In contrast, casual riders tend to use the service mostly on weekends and in the summer months for leisure activities and enjoyment.

Furthermore, the average trip duration of casual riders tend to be much higher and fluctuates a lot with averages of almost 45 minutes in February and to approximately 20 minutes in November. The average trip duration of annual members is pretty steady throughout the year with an average between 10-15 minutes.

Recommendations

Placement of advertisements at most popular stations

Place advertisements in the areas of most popular stations. The shiny areas in below heat map are the most popular pick-up spots. Note, that this heat map only considers data from the month with the highest number of rides, July (since Tableau can’t handle the entire data set)!
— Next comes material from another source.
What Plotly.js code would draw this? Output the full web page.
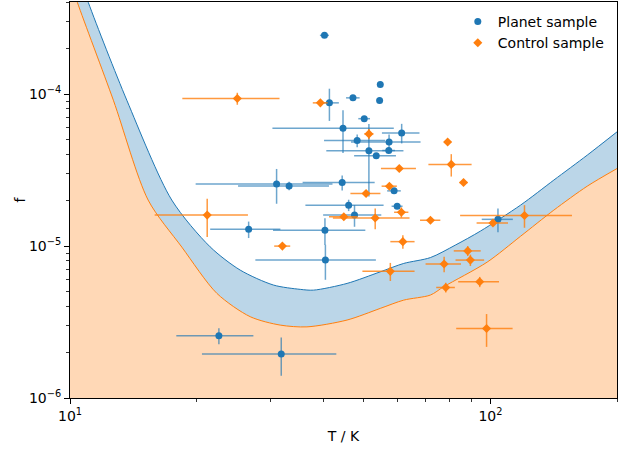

In the second visualization, you can see the top-15 pick-up stations by name and how many rides were started respectively.
These advertisements can be digital on social media apps and restricted to certain areas, but also physical board advertisements in pedestrian areas.
Since it seems like casual riders are using the service as a way of staying active during their leisure time, the ads could highlight what benefits come with riding the bike such as physical health, mental health and even living a more sustainable life.

Pick-Up Spots in July

Flexibility of memberships

To decrease the border of entry, more flexible memberships could be offered by giving the option to subscribe on a monthly base. Alternatively, quarterly or half-year memberships could be offered with gradual discounts off the monthly membership to attract more customers. Same here, advertisements should be placed at and around most popular stations (see above).